Nine years later, we still can’t seem to understand the difference between doing what is right in the name of being a good neighbor versus capitulating to a small sect of bloodthirsty radicals. Across the media spectrum, talking heads on all sides bicker with and dehumanize the opposition. They are too close to their own personal agendas to realize that they are, in reality, having two different conversations. Rooted in their ways, financially-dependent on continued hatred and fear, neither side is willing to see a bigger picture.
Nine years later, we are still more imprisoned by our own fear and willingness to push responsibility for own security and well-being onto a power-hungry minority than we ever were by the possibility of real attacks from abroad.
Nine years later, I have some touchy questions to pose to my more radical Muslim and Christian brothers and sisters. I do not raise these questions lightly; I ask in all respect and humility.
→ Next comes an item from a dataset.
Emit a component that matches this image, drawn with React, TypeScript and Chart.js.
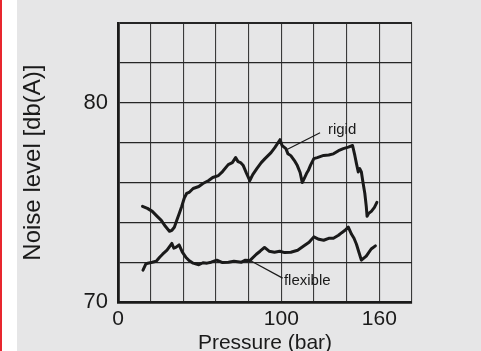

If it is true that Yaweh willingly offered up his only begotten Son to torture and murder at the hands of the very people he had been sent to redeem, why would Allah be threatened by words or burning paper? I do not believe that He is. Why do you believe that He is? If He is offended, why does He need you to avenge Him?
Islam, Judaism, and Christianity share common roots. If Yaweh and Allah are truly the same God, as some believe, why are they not equally forgiving of our immature humanity? Muslims burn Bibles and destroy symbols of Christendom and threaten death over cartoons they find offensive. How is this justifiable?
To my Pastor friend in Gainesville: Do you believe in your heart that Christ would sanction creating more division amongst His children by threatening to burn the holy books of others? Christ said that there are truly only two commandments: Love God, and love your neighbor as yourself. How do you reconcile your choices?
I sometimes call myself a Zen Christian. I have various reasons for doing so, but they are my own, and I will leave personal interpretation to the reader. Yasutani Hakuun, a Zen Buddhist teacher, is credited with saying: “The fundamental delusion of humanity is to suppose that I am here and you are out there.” Until we all truly understand this, I fear that there is little hope.
In closing, I want to say that I didn’t mention the loss of life in Pennsylvania, as I have no direct personal tie to it. Additionally, I didn’t mention the loss of life in the Pentagon, as my personal ties to it are too great. As such, I am unqualified to speak about either.